List each line holding the string "page".

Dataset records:

--- Start ---

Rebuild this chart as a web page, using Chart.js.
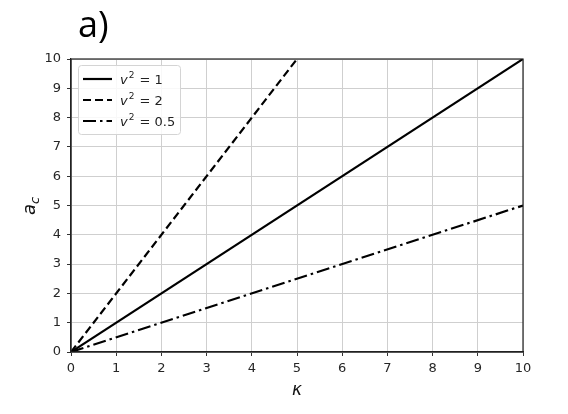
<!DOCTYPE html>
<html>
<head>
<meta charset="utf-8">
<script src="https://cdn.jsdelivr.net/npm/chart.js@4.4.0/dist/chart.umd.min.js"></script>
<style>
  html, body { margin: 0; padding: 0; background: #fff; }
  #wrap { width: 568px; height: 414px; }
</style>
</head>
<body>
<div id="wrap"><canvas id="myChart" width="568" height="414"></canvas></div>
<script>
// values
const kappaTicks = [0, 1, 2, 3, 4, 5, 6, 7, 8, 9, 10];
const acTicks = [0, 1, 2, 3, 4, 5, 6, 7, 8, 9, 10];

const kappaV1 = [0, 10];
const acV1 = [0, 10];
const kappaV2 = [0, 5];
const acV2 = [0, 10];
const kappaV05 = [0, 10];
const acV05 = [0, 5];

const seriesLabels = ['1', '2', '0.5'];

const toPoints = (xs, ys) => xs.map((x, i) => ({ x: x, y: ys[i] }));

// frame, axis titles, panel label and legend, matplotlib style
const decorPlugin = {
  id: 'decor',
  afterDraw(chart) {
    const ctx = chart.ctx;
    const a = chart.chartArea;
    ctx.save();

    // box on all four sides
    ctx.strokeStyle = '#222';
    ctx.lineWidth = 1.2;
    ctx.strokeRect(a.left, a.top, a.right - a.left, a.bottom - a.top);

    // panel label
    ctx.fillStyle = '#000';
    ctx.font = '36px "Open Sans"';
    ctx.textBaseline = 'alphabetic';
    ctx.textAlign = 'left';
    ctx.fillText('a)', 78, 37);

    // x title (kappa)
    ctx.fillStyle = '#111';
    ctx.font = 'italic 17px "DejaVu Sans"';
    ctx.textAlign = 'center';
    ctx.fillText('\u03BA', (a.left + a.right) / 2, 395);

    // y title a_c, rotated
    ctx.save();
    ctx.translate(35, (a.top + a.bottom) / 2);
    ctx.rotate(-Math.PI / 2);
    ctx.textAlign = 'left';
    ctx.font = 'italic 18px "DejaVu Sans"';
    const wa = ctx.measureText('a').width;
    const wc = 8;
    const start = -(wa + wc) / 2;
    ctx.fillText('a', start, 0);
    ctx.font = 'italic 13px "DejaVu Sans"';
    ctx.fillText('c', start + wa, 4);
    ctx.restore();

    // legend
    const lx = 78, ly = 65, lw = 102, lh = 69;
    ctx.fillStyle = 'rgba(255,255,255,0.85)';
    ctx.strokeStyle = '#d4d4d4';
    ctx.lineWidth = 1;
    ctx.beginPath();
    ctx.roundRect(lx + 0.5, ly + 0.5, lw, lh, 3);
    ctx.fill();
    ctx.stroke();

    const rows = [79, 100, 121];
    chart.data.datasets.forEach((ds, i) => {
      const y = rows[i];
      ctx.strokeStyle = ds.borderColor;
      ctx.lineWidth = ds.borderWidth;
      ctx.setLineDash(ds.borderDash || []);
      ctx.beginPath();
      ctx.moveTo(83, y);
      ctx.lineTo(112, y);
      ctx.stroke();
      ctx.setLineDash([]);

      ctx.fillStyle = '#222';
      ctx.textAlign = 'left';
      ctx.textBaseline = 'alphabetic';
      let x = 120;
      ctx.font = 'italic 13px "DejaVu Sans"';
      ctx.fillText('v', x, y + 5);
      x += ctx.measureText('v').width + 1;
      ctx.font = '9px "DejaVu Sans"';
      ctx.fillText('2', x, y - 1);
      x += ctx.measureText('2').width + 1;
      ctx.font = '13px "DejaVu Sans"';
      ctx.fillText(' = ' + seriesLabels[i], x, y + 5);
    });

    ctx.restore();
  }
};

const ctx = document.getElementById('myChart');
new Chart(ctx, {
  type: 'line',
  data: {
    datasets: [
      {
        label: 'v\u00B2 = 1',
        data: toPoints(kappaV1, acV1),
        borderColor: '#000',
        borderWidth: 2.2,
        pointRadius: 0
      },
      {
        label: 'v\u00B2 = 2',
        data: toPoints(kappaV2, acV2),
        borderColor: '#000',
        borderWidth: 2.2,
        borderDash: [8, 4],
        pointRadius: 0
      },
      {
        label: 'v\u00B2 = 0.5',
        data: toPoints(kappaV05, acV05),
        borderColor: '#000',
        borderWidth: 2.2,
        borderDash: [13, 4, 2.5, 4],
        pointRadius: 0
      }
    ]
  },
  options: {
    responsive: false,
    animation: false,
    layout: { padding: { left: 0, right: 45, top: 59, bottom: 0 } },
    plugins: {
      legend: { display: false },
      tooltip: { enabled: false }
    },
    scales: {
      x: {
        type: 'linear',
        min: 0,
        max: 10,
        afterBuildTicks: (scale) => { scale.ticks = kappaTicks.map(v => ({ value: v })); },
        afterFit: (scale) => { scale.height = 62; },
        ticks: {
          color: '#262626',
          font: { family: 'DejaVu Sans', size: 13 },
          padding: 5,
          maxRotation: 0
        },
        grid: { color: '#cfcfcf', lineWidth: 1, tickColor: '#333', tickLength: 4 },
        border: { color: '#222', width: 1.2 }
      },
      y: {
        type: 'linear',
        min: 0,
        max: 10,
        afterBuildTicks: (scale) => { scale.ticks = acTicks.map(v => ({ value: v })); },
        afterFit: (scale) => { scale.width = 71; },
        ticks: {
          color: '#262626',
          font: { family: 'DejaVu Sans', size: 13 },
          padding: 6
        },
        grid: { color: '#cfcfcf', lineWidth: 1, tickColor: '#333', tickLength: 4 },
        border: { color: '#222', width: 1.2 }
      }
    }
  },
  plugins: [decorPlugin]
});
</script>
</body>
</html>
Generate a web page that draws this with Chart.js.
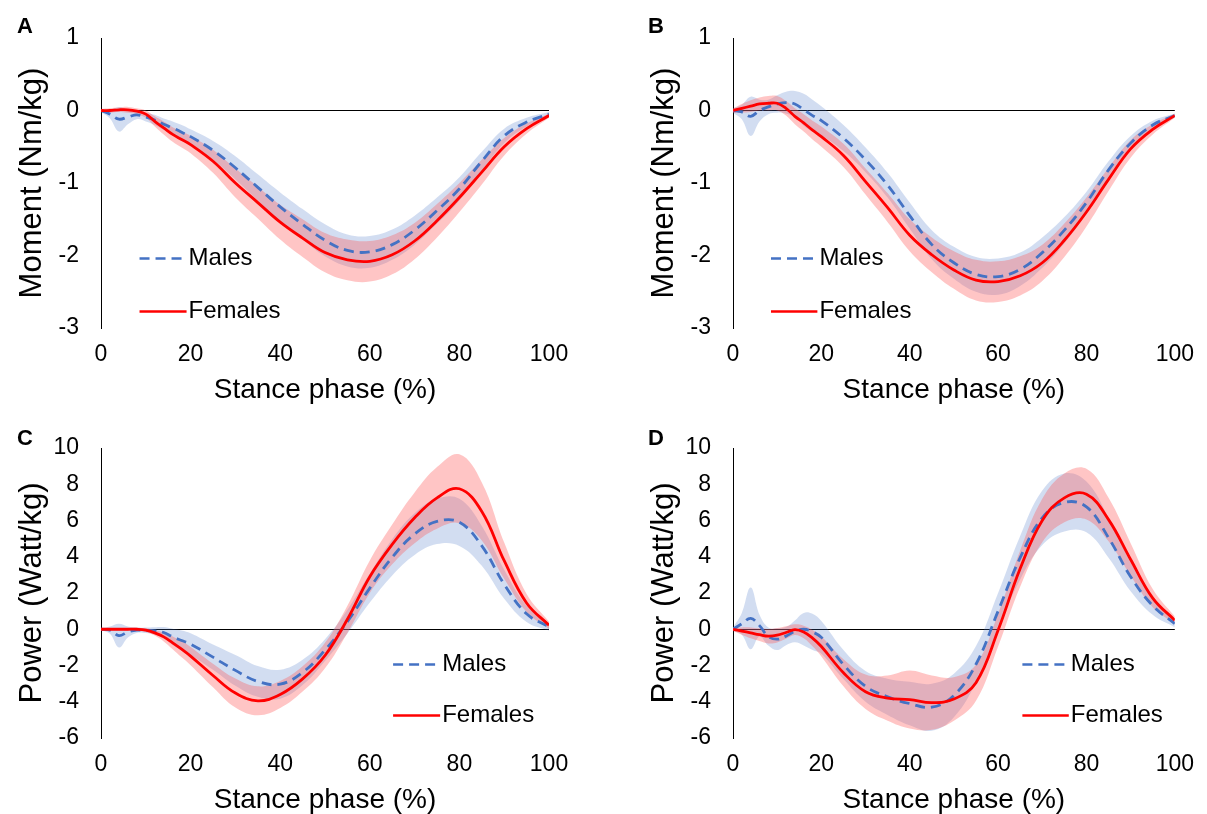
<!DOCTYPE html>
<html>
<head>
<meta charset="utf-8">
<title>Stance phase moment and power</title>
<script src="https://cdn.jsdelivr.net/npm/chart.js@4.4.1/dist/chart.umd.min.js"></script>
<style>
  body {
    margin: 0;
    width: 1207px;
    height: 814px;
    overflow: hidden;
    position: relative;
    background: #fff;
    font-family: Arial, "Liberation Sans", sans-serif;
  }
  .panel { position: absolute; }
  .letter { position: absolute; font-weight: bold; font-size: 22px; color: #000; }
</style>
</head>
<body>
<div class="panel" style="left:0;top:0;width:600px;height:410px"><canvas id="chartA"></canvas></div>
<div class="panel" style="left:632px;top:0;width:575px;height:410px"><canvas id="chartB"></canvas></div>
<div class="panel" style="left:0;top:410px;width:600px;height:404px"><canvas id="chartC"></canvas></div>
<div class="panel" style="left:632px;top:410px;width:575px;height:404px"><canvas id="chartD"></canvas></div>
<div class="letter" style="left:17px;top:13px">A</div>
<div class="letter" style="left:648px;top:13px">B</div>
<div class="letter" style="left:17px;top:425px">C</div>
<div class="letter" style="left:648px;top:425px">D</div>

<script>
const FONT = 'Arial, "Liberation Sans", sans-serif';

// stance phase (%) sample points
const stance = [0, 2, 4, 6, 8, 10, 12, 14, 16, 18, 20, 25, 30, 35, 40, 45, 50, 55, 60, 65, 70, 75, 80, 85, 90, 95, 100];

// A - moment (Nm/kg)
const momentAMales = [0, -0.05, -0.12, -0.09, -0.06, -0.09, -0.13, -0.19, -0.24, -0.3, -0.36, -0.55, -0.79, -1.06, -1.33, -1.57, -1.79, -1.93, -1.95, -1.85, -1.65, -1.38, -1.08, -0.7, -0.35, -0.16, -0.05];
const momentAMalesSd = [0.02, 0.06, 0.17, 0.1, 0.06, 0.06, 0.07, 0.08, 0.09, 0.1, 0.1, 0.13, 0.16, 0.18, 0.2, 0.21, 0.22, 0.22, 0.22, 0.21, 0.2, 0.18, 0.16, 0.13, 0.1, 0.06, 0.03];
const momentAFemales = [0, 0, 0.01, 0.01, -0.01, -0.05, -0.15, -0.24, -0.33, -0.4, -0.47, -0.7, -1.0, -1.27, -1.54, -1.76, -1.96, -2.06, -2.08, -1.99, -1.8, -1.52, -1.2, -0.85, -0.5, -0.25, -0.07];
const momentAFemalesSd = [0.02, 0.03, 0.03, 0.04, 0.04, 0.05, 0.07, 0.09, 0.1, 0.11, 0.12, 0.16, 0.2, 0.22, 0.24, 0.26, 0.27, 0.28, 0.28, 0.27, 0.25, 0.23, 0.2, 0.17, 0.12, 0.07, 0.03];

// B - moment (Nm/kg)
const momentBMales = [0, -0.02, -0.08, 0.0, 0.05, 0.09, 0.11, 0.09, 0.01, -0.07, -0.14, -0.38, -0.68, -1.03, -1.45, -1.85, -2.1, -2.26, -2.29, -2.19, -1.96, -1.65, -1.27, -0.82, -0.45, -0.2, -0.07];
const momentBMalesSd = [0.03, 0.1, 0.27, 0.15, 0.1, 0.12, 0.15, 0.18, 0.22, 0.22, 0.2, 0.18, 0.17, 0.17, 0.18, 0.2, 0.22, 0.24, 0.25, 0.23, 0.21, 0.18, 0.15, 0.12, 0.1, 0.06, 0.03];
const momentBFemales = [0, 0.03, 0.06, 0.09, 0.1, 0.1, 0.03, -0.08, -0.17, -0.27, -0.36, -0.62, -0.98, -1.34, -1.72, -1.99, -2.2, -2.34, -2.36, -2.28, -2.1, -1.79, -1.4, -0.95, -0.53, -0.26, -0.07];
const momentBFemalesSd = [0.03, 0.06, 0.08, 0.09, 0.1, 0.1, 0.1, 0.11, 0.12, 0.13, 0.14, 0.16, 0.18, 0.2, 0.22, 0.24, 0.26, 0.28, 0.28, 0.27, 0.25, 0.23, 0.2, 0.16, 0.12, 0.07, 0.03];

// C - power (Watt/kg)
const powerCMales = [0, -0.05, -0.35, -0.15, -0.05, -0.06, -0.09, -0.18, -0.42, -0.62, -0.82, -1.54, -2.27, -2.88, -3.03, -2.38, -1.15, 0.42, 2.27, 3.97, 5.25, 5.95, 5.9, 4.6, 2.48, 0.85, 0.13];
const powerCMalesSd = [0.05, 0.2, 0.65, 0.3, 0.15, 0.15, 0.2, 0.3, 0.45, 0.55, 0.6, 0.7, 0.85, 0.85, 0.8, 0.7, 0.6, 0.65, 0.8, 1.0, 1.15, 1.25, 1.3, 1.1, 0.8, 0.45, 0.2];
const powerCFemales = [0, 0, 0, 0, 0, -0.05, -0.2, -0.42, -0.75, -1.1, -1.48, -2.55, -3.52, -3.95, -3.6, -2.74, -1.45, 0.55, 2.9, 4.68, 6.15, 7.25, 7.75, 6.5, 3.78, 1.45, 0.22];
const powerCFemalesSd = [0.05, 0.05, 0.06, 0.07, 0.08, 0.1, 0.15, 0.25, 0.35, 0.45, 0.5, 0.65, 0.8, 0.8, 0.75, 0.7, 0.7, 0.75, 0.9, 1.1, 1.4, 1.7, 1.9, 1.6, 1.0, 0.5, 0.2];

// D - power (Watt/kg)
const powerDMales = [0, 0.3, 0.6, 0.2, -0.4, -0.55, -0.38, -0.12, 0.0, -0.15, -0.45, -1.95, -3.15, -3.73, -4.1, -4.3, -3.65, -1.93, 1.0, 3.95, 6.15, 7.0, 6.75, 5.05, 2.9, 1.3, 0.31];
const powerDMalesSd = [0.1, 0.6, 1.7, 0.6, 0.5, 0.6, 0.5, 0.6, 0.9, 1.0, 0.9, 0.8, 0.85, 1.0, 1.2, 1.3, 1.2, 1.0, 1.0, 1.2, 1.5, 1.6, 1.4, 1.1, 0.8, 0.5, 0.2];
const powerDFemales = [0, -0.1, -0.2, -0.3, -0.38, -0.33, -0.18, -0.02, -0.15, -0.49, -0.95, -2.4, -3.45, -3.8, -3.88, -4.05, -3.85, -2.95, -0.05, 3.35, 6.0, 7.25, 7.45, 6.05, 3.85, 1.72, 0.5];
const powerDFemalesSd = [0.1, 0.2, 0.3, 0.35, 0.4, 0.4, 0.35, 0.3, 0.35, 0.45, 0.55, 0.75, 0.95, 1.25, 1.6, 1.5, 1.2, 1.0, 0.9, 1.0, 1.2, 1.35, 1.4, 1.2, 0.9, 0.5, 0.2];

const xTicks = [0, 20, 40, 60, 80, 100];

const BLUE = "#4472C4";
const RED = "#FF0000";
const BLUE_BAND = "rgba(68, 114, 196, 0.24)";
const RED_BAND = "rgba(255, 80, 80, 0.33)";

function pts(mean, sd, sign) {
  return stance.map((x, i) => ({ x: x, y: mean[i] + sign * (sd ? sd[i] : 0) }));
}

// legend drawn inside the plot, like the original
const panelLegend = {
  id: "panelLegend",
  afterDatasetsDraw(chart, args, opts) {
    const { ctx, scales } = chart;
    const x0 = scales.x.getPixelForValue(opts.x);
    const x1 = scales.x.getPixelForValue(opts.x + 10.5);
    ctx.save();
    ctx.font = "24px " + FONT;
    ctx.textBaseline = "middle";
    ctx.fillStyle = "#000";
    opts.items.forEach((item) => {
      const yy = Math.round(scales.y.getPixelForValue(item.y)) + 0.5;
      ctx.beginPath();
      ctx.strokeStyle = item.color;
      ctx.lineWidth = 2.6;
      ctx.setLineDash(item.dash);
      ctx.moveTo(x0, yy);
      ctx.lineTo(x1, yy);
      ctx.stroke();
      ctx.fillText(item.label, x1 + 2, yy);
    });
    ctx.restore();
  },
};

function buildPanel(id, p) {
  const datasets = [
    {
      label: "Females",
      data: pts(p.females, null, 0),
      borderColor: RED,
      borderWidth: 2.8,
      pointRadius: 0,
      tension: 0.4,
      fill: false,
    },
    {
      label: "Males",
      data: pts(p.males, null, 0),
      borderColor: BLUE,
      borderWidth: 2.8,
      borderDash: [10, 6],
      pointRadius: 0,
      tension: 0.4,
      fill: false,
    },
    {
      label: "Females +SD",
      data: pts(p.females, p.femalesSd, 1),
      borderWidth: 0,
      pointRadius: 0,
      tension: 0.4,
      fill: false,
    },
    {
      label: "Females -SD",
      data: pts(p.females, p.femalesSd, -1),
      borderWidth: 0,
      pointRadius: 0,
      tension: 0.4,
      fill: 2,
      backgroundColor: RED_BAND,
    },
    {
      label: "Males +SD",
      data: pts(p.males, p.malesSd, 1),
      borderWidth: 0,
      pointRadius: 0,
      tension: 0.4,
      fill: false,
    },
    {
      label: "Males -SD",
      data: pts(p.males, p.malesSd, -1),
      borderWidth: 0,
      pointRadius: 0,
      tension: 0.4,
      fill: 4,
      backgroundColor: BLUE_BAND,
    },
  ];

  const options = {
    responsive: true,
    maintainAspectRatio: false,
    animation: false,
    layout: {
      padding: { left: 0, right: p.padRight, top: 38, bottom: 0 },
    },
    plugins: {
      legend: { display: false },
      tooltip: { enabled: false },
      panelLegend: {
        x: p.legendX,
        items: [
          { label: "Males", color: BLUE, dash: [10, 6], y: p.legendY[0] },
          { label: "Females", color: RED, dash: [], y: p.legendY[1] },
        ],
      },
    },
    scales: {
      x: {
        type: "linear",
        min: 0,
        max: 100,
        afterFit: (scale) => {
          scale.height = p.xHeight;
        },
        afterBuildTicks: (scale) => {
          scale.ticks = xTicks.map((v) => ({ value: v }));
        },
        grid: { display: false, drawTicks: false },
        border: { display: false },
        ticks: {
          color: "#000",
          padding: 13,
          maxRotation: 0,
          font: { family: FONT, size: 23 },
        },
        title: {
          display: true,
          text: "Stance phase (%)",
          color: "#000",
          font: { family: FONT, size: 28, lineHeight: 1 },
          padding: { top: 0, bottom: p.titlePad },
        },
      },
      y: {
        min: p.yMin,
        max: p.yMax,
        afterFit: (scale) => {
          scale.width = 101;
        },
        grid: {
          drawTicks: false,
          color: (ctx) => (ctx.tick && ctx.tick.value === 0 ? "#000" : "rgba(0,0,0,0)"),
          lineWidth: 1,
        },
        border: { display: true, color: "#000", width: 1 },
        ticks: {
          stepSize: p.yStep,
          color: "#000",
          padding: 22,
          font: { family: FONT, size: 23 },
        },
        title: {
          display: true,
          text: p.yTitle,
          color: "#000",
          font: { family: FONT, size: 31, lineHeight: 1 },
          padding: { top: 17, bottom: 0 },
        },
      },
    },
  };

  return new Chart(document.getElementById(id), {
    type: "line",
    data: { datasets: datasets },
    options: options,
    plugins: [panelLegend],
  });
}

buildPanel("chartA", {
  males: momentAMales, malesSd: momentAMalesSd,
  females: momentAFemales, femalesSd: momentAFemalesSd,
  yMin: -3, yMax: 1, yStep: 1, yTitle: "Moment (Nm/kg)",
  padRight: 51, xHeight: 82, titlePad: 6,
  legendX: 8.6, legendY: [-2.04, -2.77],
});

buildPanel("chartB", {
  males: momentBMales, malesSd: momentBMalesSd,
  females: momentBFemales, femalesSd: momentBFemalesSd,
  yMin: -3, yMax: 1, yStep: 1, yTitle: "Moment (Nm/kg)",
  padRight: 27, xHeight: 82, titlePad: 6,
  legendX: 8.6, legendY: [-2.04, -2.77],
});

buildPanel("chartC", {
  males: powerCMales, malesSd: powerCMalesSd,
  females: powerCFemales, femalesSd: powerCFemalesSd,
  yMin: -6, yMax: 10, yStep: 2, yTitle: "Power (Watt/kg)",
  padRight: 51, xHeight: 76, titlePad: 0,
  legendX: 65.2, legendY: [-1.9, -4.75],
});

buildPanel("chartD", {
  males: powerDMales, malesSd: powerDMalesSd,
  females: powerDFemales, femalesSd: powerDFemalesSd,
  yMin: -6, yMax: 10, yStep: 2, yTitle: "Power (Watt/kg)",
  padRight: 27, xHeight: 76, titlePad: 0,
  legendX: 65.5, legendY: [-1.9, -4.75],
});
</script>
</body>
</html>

--- End ---

* _Solution_
Rebuild this chart as a web page, using Chart.js.
Generate a web page that draws this with Chart.js.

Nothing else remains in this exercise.